Histological preservation of retinas after 9 months of treatment with AAV-RS301. (A) Semithin sections were imaged 9 months postinjection. Left: Image of a retina from a P23H transgenic eye treated with AAV-GFP. In accordance with the in vivo image from SD-OCT, the image reveals a thin ONL (five or six rows of nuclei, with numerous gaps). This image also reveals shortened rod outer segments (OS). Scale bar: 30 μm. Right: In eyes treated with AAV-RS301, retinal structure was well preserved with a thicker whole retina, ONL, and OS. (B) The contour lengths of outer segments analyzed at 10 positions across the retina revealed longer outer segments at each position analyzed (S, superior hemisphere; I, inferior hemisphere).

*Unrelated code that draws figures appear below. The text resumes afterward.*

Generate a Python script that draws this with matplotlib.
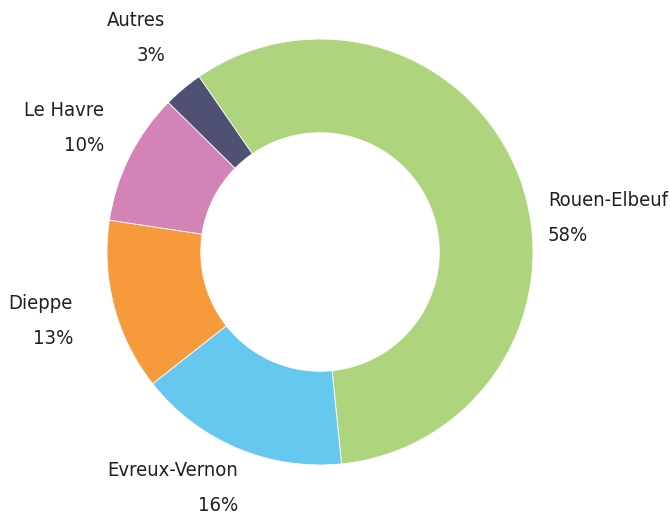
import matplotlib
matplotlib.use("Agg")
import matplotlib.pyplot as plt

labels = ["Rouen-Elbeuf", "Evreux-Vernon", "Dieppe", "Le Havre", "Autres"]
values = [58, 16, 13, 10, 3]
colors = ["#aed47e", "#66c7ef", "#f79a3b", "#d383b5", "#4f5173"]

# label anchor positions in pixels (x, y of name line), and alignment
label_pos = [(548, 200, "left"), (238, 470, "right"), (73, 303, "right"),
             (104, 110, "right"), (165, 20, "right")]

W, H = 670, 518
fig = plt.figure(figsize=(W / 100, H / 100), dpi=100)
cx, cy, r = 320, 252, 213
ax = fig.add_axes([(cx - r) / W, (H - cy - r) / H, 2 * r / W, 2 * r / H])
ax.pie(values, colors=colors, startangle=124.6, counterclock=False, radius=1,
       wedgeprops=dict(width=0.44, edgecolor="white", linewidth=0.6))
ax.set_xlim(-1, 1)
ax.set_ylim(-1, 1)
ax.set_aspect("equal")
ax.axis("off")

txt = dict(color="#231f20", fontsize=14.5, family="DejaVu Sans", fontstretch="condensed",
           va="center", linespacing=2.1)
for name, v, (x, y, ha) in zip(labels, values, label_pos):
    fig.text(x / W, 1 - (y + 18) / H, f"{name}\n{v}%", ha=ha, multialignment=ha, **txt)

fig.savefig("out.png", dpi=100, facecolor="white")
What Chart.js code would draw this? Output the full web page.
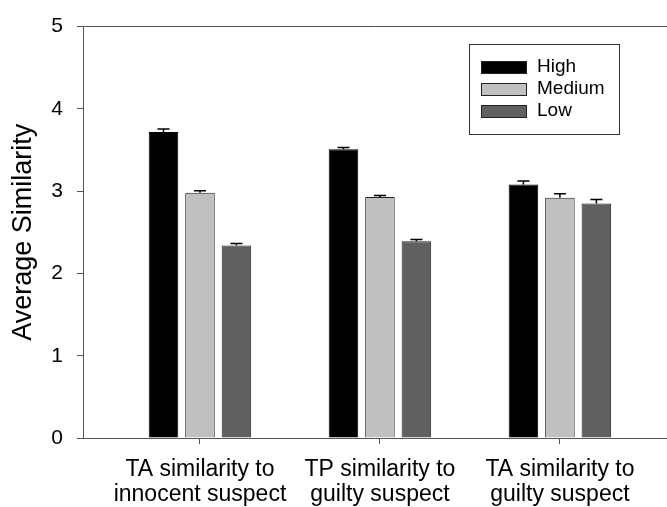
<!DOCTYPE html>
<html>
<head>
<meta charset="utf-8">
<script src="https://cdn.jsdelivr.net/npm/chart.js@4"></script>
<style>
  body { margin: 0; background: #fff; }
  #wrap { width: 667px; height: 507px; position: relative; }
</style>
</head>
<body>
<div id="wrap"><canvas id="chart"></canvas></div>
<script>
// data
const categories = [
  ['TA similarity to', 'innocent suspect'],
  ['TP similarity to', 'guilty suspect'],
  ['TA similarity to', 'guilty suspect']
];
const seriesNames = ['High', 'Medium', 'Low'];
const highValues = [3.72, 3.51, 3.08];
const mediumValues = [2.98, 2.93, 2.92];
const lowValues = [2.34, 2.39, 2.85];
const highErrors = [0.036, 0.02, 0.045];
const mediumErrors = [0.024, 0.016, 0.048];
const lowErrors = [0.024, 0.024, 0.048];
const yTicks = [0, 1, 2, 3, 4, 5];

const font = "'Liberation Sans', Arial, sans-serif";
const axisColor = '#555';

const toPoints = vals => vals.map((v, i) => ({ x: i + 1, y: v }));

// error bars (upper half only, like the original)
const errorBars = {
  id: 'errorBars',
  afterDatasetsDraw(chart) {
    const ctx = chart.ctx;
    const y = chart.scales.y;
    ctx.save();
    ctx.strokeStyle = '#000';
    ctx.lineWidth = 1.5;
    chart.data.datasets.forEach((ds, di) => {
      const meta = chart.getDatasetMeta(di);
      meta.data.forEach((bar, i) => {
        const top = y.getPixelForValue(ds.data[i].y);
        const end = y.getPixelForValue(ds.data[i].y + ds.errors[i]);
        ctx.beginPath();
        ctx.moveTo(bar.x, top);
        ctx.lineTo(bar.x, end);
        ctx.moveTo(bar.x - 6, end);
        ctx.lineTo(bar.x + 6, end);
        ctx.stroke();
      });
    });
    ctx.restore();
  }
};

// boxed legend inside the plot
const boxLegend = {
  id: 'boxLegend',
  afterDraw(chart, args, opts) {
    const ctx = chart.ctx;
    ctx.save();
    ctx.strokeStyle = '#333';
    ctx.lineWidth = 1;
    ctx.strokeRect(opts.left + 0.5, opts.top + 0.5, opts.width, opts.height);
    ctx.font = '19px ' + font;
    ctx.textBaseline = 'middle';
    chart.data.datasets.forEach((ds, i) => {
      const sy = opts.top + opts.firstRow + i * opts.rowGap;
      ctx.fillStyle = ds.backgroundColor;
      ctx.fillRect(opts.left + 12, sy, 45, 12);
      ctx.strokeStyle = '#222';
      ctx.strokeRect(opts.left + 12.5, sy + 0.5, 45, 12);
      ctx.fillStyle = '#000';
      ctx.fillText(ds.label, opts.left + 68, sy + 6);
    });
    ctx.restore();
  }
};

new Chart(document.getElementById('chart'), {
  type: 'bar',
  data: {
    datasets: [
      { label: seriesNames[0], data: toPoints(highValues), errors: highErrors,
        backgroundColor: '#000000', borderColor: '#000000' },
      { label: seriesNames[1], data: toPoints(mediumValues), errors: mediumErrors,
        backgroundColor: '#c0c0c0', borderColor: '#222' },
      { label: seriesNames[2], data: toPoints(lowValues), errors: lowErrors,
        backgroundColor: '#606060', borderColor: '#222' }
    ]
  },
  plugins: [errorBars, boxLegend],
  options: {
    responsive: true,
    maintainAspectRatio: false,
    animation: false,
    layout: { padding: 0 },
    datasets: {
      bar: { borderWidth: 1, categoryPercentage: 0.608, barPercentage: 0.81 }
    },
    scales: {
      x: {
        type: 'linear',
        position: 'bottom',
        offset: false,
        min: 0.35,
        max: 3.595,
        afterBuildTicks: s => { s.ticks = categories.map((c, i) => ({ value: i + 1 })); },
        afterFit: s => { s.height = 69; },
        ticks: {
          callback: v => categories[v - 1],
          font: { family: font, size: 23, lineHeight: 1.1 },
          color: '#000',
          padding: 13,
          maxRotation: 0,
          autoSkip: false
        },
        grid: { display: true, drawOnChartArea: false, offset: false, tickLength: 6, color: axisColor },
        border: { display: true, color: axisColor, width: 1 }
      },
      x2: {
        type: 'linear',
        position: 'top',
        offset: false,
        afterFit: s => { s.height = 22; },
        ticks: { display: false },
        grid: { display: false, offset: false },
        border: { display: true, color: axisColor, width: 1 }
      },
      y: {
        min: 0,
        max: 5,
        afterBuildTicks: s => { s.ticks = yTicks.map(v => ({ value: v })); },
        afterFit: s => { s.width = 83; },
        ticks: {
          font: { family: font, size: 21 },
          color: '#000',
          padding: 14
        },
        grid: { display: true, drawOnChartArea: false, tickLength: 6, color: axisColor },
        border: { display: true, color: axisColor, width: 1 },
        title: {
          display: true,
          text: 'Average Similarity',
          font: { family: font, size: 27 },
          color: '#000',
          padding: { top: 7, bottom: 0 }
        }
      }
    },
    plugins: {
      legend: { display: false },
      tooltip: { enabled: false },
      boxLegend: { left: 469, top: 44, width: 150, height: 90, firstRow: 17, rowGap: 22 }
    }
  }
});
</script>
</body>
</html>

In five superior locations near the optic nerve head and five inferior locations, the differences between control treated and RS301-treated eyes were significantly different (n=4; *p<0.05, **p<0.005). (C) OS length was analyzed in whole superior area, whole inferior area, and whole retina including both superior and inferior areas to determine the overall length of OSs (n=4; **p<0.005). ONH, optic nerve head.